Not the least evil of Spinoza's definition is the confusion caused by gratuitously wresting an important philosophical term like substance from its traditional sense and using it with quite a different meaning; and the same is true in its measure of the other mistaken notions of substance which we have been examining. By defining substance as an ens in se, or per se stans, scholastic philosophers mean simply that substance does not depend intrinsically on any subjective or material cause in which its actuality would be supported; they do not mean to imply that it does not depend extrinsically on an efficient cause from which it has its actuality and by which it is conserved in being. They assert that all created substances, no less than all accidents, have their being “ab alio” from God; that they exist only by the Divine creation and conservation, and act only by the Divine concursus or concurrence; but while substances and accidents are both alike dependent on this extrinsic conserving and concurring influence of a Divine, Transcendent Being, substances are exempt from this other and distinct mode of dependence which characterizes accidents: intrinsic dependence on a subject in which they have their actuality.[246]

When we say that substance exists “in itself,” obviously we do not attach to the preposition “in” any local signification, as a part existing “in” the whole. Nor do we mean that they exist “in” themselves in the same sense as they have their being “in” God. In a certain true sense all creatures exist “in” God: In ipso enim vivimus, et movemur, et sumus (Acts xxii., [pg 232] 28), in the sense that they are kept in being by His omnipresent conserving power. But He does not sustain them as a subject in which they inhere, as substance sustains the accidents which determine it, thereby giving expression to its concrete actuality.[247] By saying that substance exists “in itself” we mean to exclude the notion of its existing “in another” thing, as an accident does. And this we shall understand better by examining a little more closely this peculiar mode of being which characterizes accidents.

65. The Nature of Accident. Its Relation to Substance. Its Causes.—From all that has preceded we will have gathered the general notion of accident as that mode of real being which is found to have its reality, not by existing in itself, but by affecting, determining, some substance in which it inheres as in a subject.

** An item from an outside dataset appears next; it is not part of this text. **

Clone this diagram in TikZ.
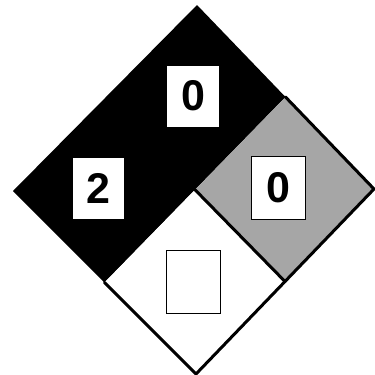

What do we mean by saying that accidents inhere in substances as their subjects? Here we must at once lay aside as erroneous the crude conception of something as located spatially within something else, as contained in container, as e.g. water in a vessel; and the equally crude conception of something being in something else as a part is in the whole, as e.g. an arm is in the body. Such imaginations are wholly misleading.

The actually existing substance has its being or reality; it is an actual essence. Each real accident of it is likewise a reality, and has an essence, distinct from that of the substance, yet not wholly independent of the latter: it is a determination of the determinable being of the substance, affecting or modifying the latter in some way or other, and having no other raison d'être than this rôle of actualizing in some specific way some receptive potentiality of the concrete substance. And since its reality is thus dependent on that of the substance which it affects, we cannot ascribe to it actual essence or being in the same sense as we ascribe this to substance, but only analogically[248] ([2]). Hence scholastics commonly teach that we ought to conceive an accident rather as an “entity of an entity,” “ens entis,” than as an entity simply; rather as inhering, indwelling, affecting (in-esse) some subject, than simply as existing itself (esse); as something whose essence is rather the determination, affection, modification of an essence than itself an essence proper, the term “essence” designating properly only a substance: accidentis esse est inesse.[249] This [pg 233] conception might, no doubt, if pressed too far, be inapplicable to absolute accidents, like quantity, which are something more than mere modifications of substance; but it rightly emphasizes the dependence of the reality of accident on that of substance, the non-substantial and “diminished” character of the “accident”-mode of being; it also helps to show that the “inherence” of accident in substance is a relation—of determining to determinable being—which is sui generis; and finally it puts us on our guard against the errors that may be, and have been, committed by conceiving accidents in the abstract and reasoning about them apart from their substances, as if they themselves were substances.

This “inherence” of accident in substance, this mode of being whereby it affects, determines or modifies the substance, differs from accident to accident; these, in fact, are classified into suprema genera by reason of their different ways of affecting substance ([60]). To this we shall return later. Here we may inquire, about this general relation of accident to substance, whether it is essential to an accident actually to inhere in a substance, if not immediately, then at least through the medium of some other accident. We suggest this latter alternative because as we shall see presently there are some accidents, such as colour, taste, shape, which immediately affect the extension of a body, and only through this the substance of the body itself. Now the ordinary course of nature never presents us with accidents except as inhering, mediately or immediately, in a substance. Nor is it probable that the natural light of our reason would ever suggest to us the possibility of an exception to this general law. But the Christian philosopher knows, from Divine Revelation, that in the Blessed Eucharist the quantity or extension of bread and wine, together with the taste, colour, form, etc., which affect this extension, remain in existence after their connatural substance of bread and wine has disappeared by transubstantiation. In the [pg 234] supernatural order of His providence God preserves these accidents in existence without a subject; but in this state, though they do not actually inhere in any substance, they retain their natural aptitude and exigence for such inherence. The Christian philosopher, therefore, will not define accident as “the mode of being which inheres in a subject,” but as “the mode of being which in the ordinary course of nature inheres in a subject,” or as “the mode of being which has a natural exigence to inhere in a subject”. It is not actual inherence, but the natural exigence to inhere, that is essential to an accident as such.[250]